Transparent governance ensures that behavioral targeting can continue to deliver value without compromising shopper confidence.

What the Future of Retail Media Data Ownership Looks Like

Over the next three to five years, retail media ecosystems will likely evolve toward several structural trends.

Retailers and brands will collaborate through shared data environments where both parties contribute signals while retailers retain ownership.

Audience renting marketplaces may emerge where advertisers license retailer-owned audience segments for campaign activation, paying impression-based royalties tied to segment performance.

Commerce and advertising technology platforms will increasingly integrate, enabling joint activation of campaigns across retail and media environments.

Ad technology stacks will evolve to prioritise purchase signals, cart behaviour, replenishment cycles, and session context rather than relying on legacy interest graphs.

Most importantly, the value of behavioral targeting segments may rival — or even exceed — the value of traditional advertising inventory.

Retailers that recognise this shift early will position themselves as data custodians and media owners within the ecosystem.

Conclusion

The future of retail media is not defined solely by advertising formats or sponsored placements.

It is defined by data ownership, collaboration models, and technological architecture.

Behavioral targeting and advanced ad technology will continue to deliver the precision advertisers demand.
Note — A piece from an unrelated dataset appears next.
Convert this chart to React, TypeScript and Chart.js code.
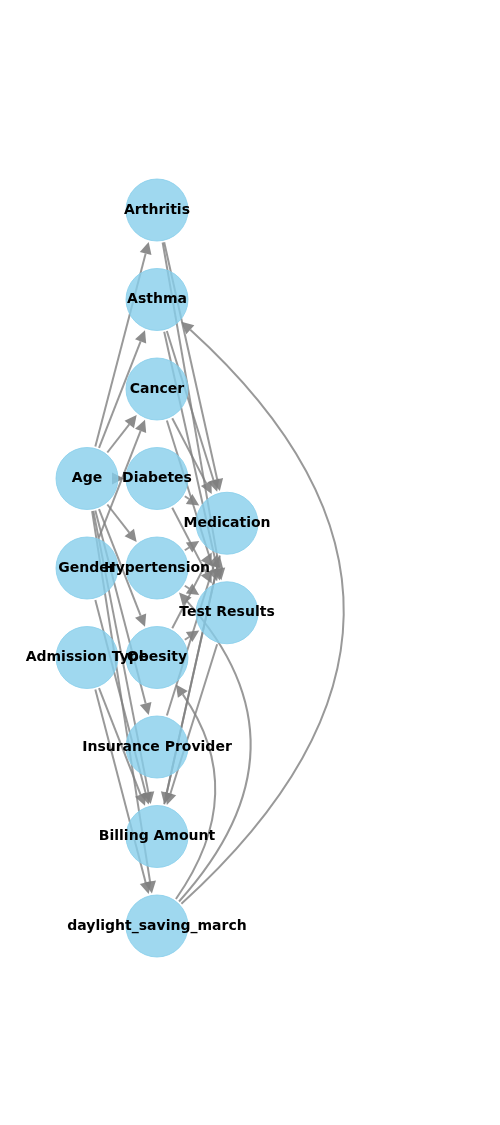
import { useEffect, useRef } from "react"
import { Chart, registerables } from "chart.js"

Chart.register(...registerables)

// node names, column (layer) and row
const nodeNames = [
  "Arthritis", "Asthma", "Cancer", "Age", "Diabetes", "Medication", "Gender",
  "Hypertension", "Test Results", "Admission Type", "Obesity",
  "Insurance Provider", "Billing Amount", "daylight_saving_march",
]
const nodeCols = [1, 1, 1, 0, 1, 2, 0, 1, 2, 0, 1, 1, 1, 1]
const nodeRows = [0, 1, 2, 3, 3, 3.5, 4, 4, 4.5, 5, 5, 6, 7, 8]

// edges: from, to, bend
const edgeFrom = [
  "Age", "Age", "Age", "Age", "Age", "Age", "Age", "Age", "Age",
  "Gender", "Gender", "Admission Type", "Admission Type",
  "Arthritis", "Arthritis", "Asthma", "Asthma", "Cancer", "Cancer",
  "Diabetes", "Diabetes", "Hypertension", "Hypertension", "Obesity", "Obesity",
  "Insurance Provider", "Billing Amount", "Test Results", "Medication",
  "daylight_saving_march", "daylight_saving_march", "daylight_saving_march",
]
const edgeTo = [
  "Arthritis", "Asthma", "Cancer", "Diabetes", "Hypertension", "Obesity", "Insurance Provider", "Billing Amount", "daylight_saving_march",
  "Cancer", "Billing Amount", "Billing Amount", "daylight_saving_march",
  "Medication", "Test Results", "Medication", "Test Results", "Medication", "Test Results",
  "Medication", "Test Results", "Medication", "Test Results", "Medication", "Test Results",
  "Medication", "Medication", "Billing Amount", "Billing Amount",
  "Asthma", "Obesity", "Hypertension",
]
const edgeBend = [
  0, 0, 0, 0, 0, 0, 0, 0, 0,
  0, 0, 0, 0,
  0, 0, 0, 0, 0, 0,
  0, 0, 0, 0, 0, 0,
  0, 0, 0, 0,
  0.55, 0.35, 0.45,
]

const PX_X = 70
const PX_Y = 89.5
const X0 = 87
const Y0 = 210
const R = 31

export default function App() {
  const ref = useRef<HTMLCanvasElement>(null)
  useEffect(() => {
    if (!ref.current) return
    const idx = (n: string) => nodeNames.indexOf(n)
    const graphPlugin = {
      id: "graph",
      beforeDatasetsDraw(chart: any) {
        const { ctx, scales } = chart
        const px = (i: number) => scales.x.getPixelForValue(nodeCols[i])
        const py = (i: number) => scales.y.getPixelForValue(nodeRows[i])
        ctx.save()
        ctx.strokeStyle = "rgba(128,128,128,0.8)"
        ctx.fillStyle = "rgba(128,128,128,0.9)"
        ctx.lineWidth = 2
        edgeFrom.forEach((f, k) => {
          const a = idx(f), b = idx(edgeTo[k])
          const x1 = px(a), y1 = py(a), x2 = px(b), y2 = py(b)
          const dx = x2 - x1, dy = y2 - y1
          const len = Math.hypot(dx, dy)
          const bend = edgeBend[k]
          const cx = (x1 + x2) / 2 - dy * bend
          const cy = (y1 + y2) / 2 + dx * bend
          let sx: number, sy: number, ex: number, ey: number, tx: number, ty: number
          if (bend === 0) {
            const ux = dx / len, uy = dy / len
            sx = x1 + ux * (R + 2); sy = y1 + uy * (R + 2)
            ex = x2 - ux * (R + 2); ey = y2 - uy * (R + 2)
            tx = ux; ty = uy
          } else {
            const d1 = Math.hypot(cx - x1, cy - y1)
            sx = x1 + (cx - x1) / d1 * (R + 2); sy = y1 + (cy - y1) / d1 * (R + 2)
            const d2 = Math.hypot(x2 - cx, y2 - cy)
            tx = (x2 - cx) / d2; ty = (y2 - cy) / d2
            ex = x2 - tx * (R + 2); ey = y2 - ty * (R + 2)
          }
          const ax = ex - tx * 12, ay = ey - ty * 12
          ctx.beginPath()
          ctx.moveTo(sx, sy)
          if (bend === 0) ctx.lineTo(ax, ay)
          else ctx.quadraticCurveTo(cx, cy, ax, ay)
          ctx.stroke()
          ctx.beginPath()
          ctx.moveTo(ex, ey)
          ctx.lineTo(ax - ty * 6, ay + tx * 6)
          ctx.lineTo(ax + ty * 6, ay - tx * 6)
          ctx.closePath()
          ctx.fill()
        })
        ctx.restore()
      },
      afterDatasetsDraw(chart: any) {
        const { ctx, scales } = chart
        ctx.save()
        ctx.font = "bold 14px 'DejaVu Sans', sans-serif"
        ctx.fillStyle = "#000"
        ctx.textAlign = "center"
        ctx.textBaseline = "middle"
        nodeNames.forEach((n, i) => {
          ctx.fillText(n, scales.x.getPixelForValue(nodeCols[i]), scales.y.getPixelForValue(nodeRows[i]))
        })
        ctx.restore()
      },
    }
    const chart = new Chart(ref.current, {
      type: "scatter",
      data: {
        datasets: [{
          data: nodeNames.map((_, i) => ({ x: nodeCols[i], y: nodeRows[i] })),
          pointRadius: R,
          pointHoverRadius: R,
          backgroundColor: "rgba(135,206,235,0.8)",
          borderColor: "rgba(135,206,235,0.8)",
        }],
      },
      options: {
        animation: false,
        responsive: false,
        layout: { padding: 0, autoPadding: false },
        plugins: { legend: { display: false }, tooltip: { enabled: false } },
        scales: {
          x: { display: false, min: -X0 / PX_X, max: (500 - X0) / PX_X },
          y: { display: false, reverse: true, min: -Y0 / PX_Y, max: (1125 - Y0) / PX_Y },
        },
      },
      plugins: [graphPlugin],
    })
    return () => chart.destroy()
  }, [])
  return (
    <div style={{ position: "absolute", left: 0, top: 0, width: 500, height: 1125, background: "#fff" }}>
      <canvas ref={ref} width={500} height={1125} />
    </div>
  )
}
But retailers that relinquish control of their data risk losing the strategic advantage that retail media provides.

The retailers that lead the next phase of the industry will:

• Own their data assets
• Architect open yet controlled partnerships
• Monetise behavioural segments intelligently
• Combine contextual targeting with advanced ad technology
• Build retail media networks that outperform traditional advertising ecosystems

In the retail media economy of the future, data ownership equals strategic advantage.

And the retailers who control that data will control the ecosystem.